Achja, spätestens ab da hat sich der Spielleiter halb ausgeklinkt, zurück gelehnt und gelächelt und die anderen SC sind vor mir geflohen. Das habe ich eigentlich erst später als Spieler auch richtig mitbekommen, dass ich plötzlich das Monster of the Week war. Ein gewisser Flow hat sich also auch da eingestellt. Ziemlich bizarr. Der Typ war aber auch so widerlich, dass er in der Abschlussszene in der Albtraumwelt von all den Toten im Krankenhaus zerfetzt wurde. Und so richtig traurig war ich da nicht drüber.

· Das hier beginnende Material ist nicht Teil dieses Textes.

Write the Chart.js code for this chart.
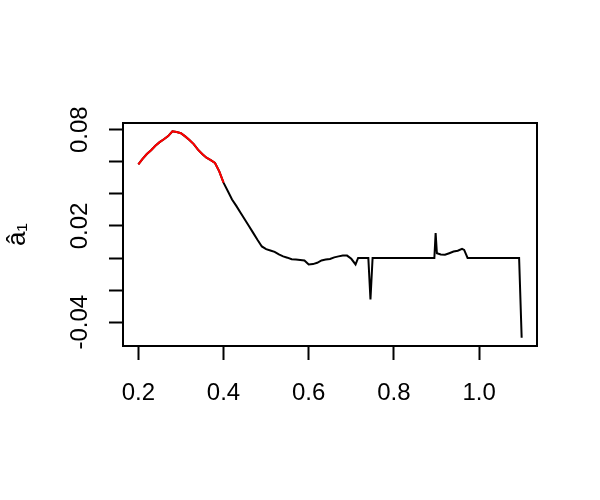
<!DOCTYPE html>
<html>
<head>
<meta charset="utf-8">
<script src="https://cdn.jsdelivr.net/npm/chart.js@4/dist/chart.umd.min.js"></script>
<style>
  html, body { margin: 0; padding: 0; background: #ffffff; }
  #wrap { width: 600px; height: 500px; }
</style>
</head>
<body>
<div id="wrap"><canvas id="chart" width="600" height="500"></canvas></div>
<script>
// valores
const xValues = [
  0.20, 0.21, 0.22, 0.23, 0.24, 0.25, 0.26, 0.27, 0.28, 0.29,
  0.30, 0.31, 0.32, 0.33, 0.34, 0.35, 0.36, 0.37, 0.38, 0.39,
  0.40, 0.41, 0.42, 0.43, 0.44, 0.45, 0.46, 0.47, 0.48, 0.49,
  0.50, 0.51, 0.52, 0.53, 0.54, 0.55, 0.56, 0.57, 0.58, 0.59,
  0.60, 0.61, 0.62, 0.63, 0.64, 0.65, 0.66, 0.67, 0.68, 0.69,
  0.70, 0.71, 0.716, 0.74, 0.745, 0.75,
  0.895, 0.898, 0.901, 0.91, 0.92, 0.93, 0.94, 0.95, 0.96, 0.965, 0.973,
  1.094, 1.100
];
const a1Values = [
  0.0583, 0.0618, 0.0648, 0.0672, 0.0700, 0.0722, 0.0740, 0.0760, 0.0790, 0.0785,
  0.0778, 0.0758, 0.0735, 0.0710, 0.0675, 0.0648, 0.0625, 0.0610, 0.0592, 0.0540,
  0.0470, 0.0418, 0.0365, 0.0325, 0.0282, 0.0240, 0.0198, 0.0155, 0.0112, 0.0072,
  0.0055, 0.0047, 0.0038, 0.0022, 0.0010, 0.0002, -0.0008, -0.0010, -0.0012, -0.0015,
  -0.0040, -0.0038, -0.0030, -0.0015, -0.0010, -0.0006, 0.0004, 0.0010, 0.0016, 0.0015,
  -0.0005, -0.0040, 0.0000, 0.0000, -0.0259, 0.0000,
  0.0000, 0.0155, 0.0030, 0.0022, 0.0020, 0.0030, 0.0040, 0.0045, 0.0057, 0.0050, 0.0000,
  0.0000, -0.0497
];
const redLimit = 0.40; // trecho em vermelho até aqui
const xTicks = [0.2, 0.4, 0.6, 0.8, 1.0];
const yTicks = [-0.04, -0.02, 0, 0.02, 0.04, 0.06, 0.08];
const yLabelled = [-0.04, 0.02, 0.08];

const allPoints = xValues.map((x, i) => ({ x: x, y: a1Values[i] }));
const redPoints = allPoints.filter(p => p.x <= redLimit);

// faixa estilo R (4% de folga)
function padRange(vals) {
  const lo = Math.min(...vals), hi = Math.max(...vals);
  const d = (hi - lo) * 0.04;
  return [lo - d, hi + d];
}
const [xMin, xMax] = padRange(xValues);
const [yMin, yMax] = padRange(a1Values);

const FONT = 'Liberation Sans, Arial, Helvetica, sans-serif';

// moldura em volta da área do gráfico
const boxPlugin = {
  id: 'box',
  afterDraw(chart) {
    const a = chart.chartArea;
    const ctx = chart.ctx;
    ctx.save();
    ctx.strokeStyle = '#000';
    ctx.lineWidth = 2;
    ctx.strokeRect(a.left, a.top, a.right - a.left, a.bottom - a.top);
    ctx.restore();
  }
};

new Chart(document.getElementById('chart'), {
  type: 'line',
  data: {
    datasets: [
      {
        data: redPoints,
        borderColor: '#FF0000',
        borderWidth: 2,
        pointRadius: 0,
        tension: 0,
        fill: false
      },
      {
        data: allPoints,
        borderColor: '#000000',
        borderWidth: 2,
        pointRadius: 0,
        tension: 0,
        fill: false
      }
    ]
  },
  options: {
    responsive: false,
    animation: false,
    devicePixelRatio: 1,
    layout: { padding: { left: 0, top: 123, right: 63, bottom: 0 } },
    plugins: {
      legend: { display: false },
      tooltip: { enabled: false }
    },
    scales: {
      x: {
        type: 'linear',
        min: xMin,
        max: xMax,
        afterBuildTicks: s => { s.ticks = xTicks.map(v => ({ value: v })); },
        afterFit: s => { s.height = 154; },
        grid: { drawOnChartArea: false, drawTicks: true, tickLength: 14, tickWidth: 2, tickColor: '#000' },
        border: { display: true, color: '#000', width: 2 },
        ticks: {
          color: '#000',
          padding: 19,
          maxRotation: 0,
          autoSkip: false,
          font: { family: FONT, size: 24 },
          callback: v => v.toFixed(1)
        }
      },
      y: {
        type: 'linear',
        min: yMin,
        max: yMax,
        afterBuildTicks: s => { s.ticks = yTicks.map(v => ({ value: v })); },
        afterFit: s => { s.width = 123; },
        grid: { drawOnChartArea: false, drawTicks: true, tickLength: 14, tickWidth: 2, tickColor: '#000' },
        border: { display: true, color: '#000', width: 2 },
        title: {
          display: true,
          text: 'a\u0302\u2081',
          color: '#000',
          font: { family: FONT, size: 26 },
          padding: { top: 2, bottom: 0 }
        },
        ticks: {
          color: '#000',
          padding: 1,
          minRotation: 90,
          maxRotation: 90,
          crossAlign: 'center',
          autoSkip: false,
          font: { family: FONT, size: 24 },
          callback: v => (yLabelled.includes(v) ? v.toFixed(2) : '')
        }
      }
    }
  },
  plugins: [boxPlugin]
});
</script>
</body>
</html>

ABER: Ich habe da als Spieler - wenn auch erst unbewusst - die Spielsituation komplett an mich gerissen. Mein Spielstil wurde extrem dominant. Gerade weil sich auch so etwas wie ein Flow einstellte, hing ich da voll drin und war nur noch sehr bedingt interaktionsfähig, mal abgesehen davon, dass ich jeden noch so kleinen Ball, den die anderen Spieler warfen, mit Schmackes irgendwo hin gedroschen habe, wie es zu meinem SC passte. Ich habe das Spotlight weg gesaugt wie ein schwarzes Loch. Das kann man mal machen. Das war bei einem Oneshot in Ordnung (meinten die anderen Spieler, aber ich glaube, die hatten hinterher nur Angst vor mir
). Vor allem funktionierte das, weil es plötzlich Survivalhorror wurde und ich der Typ mit den Betäubungsmitteln und der Feueraxt war, der Stimmen hört, sprich der einzelne Antagonist. Dauerhaft halte ich das in diesem Maße für eine Runde für kaum erträglich.
Und das war emotional SEHR erschöpfend. Ich war stundenlang die wortwörtliche Axt im Walde und wütete da rum.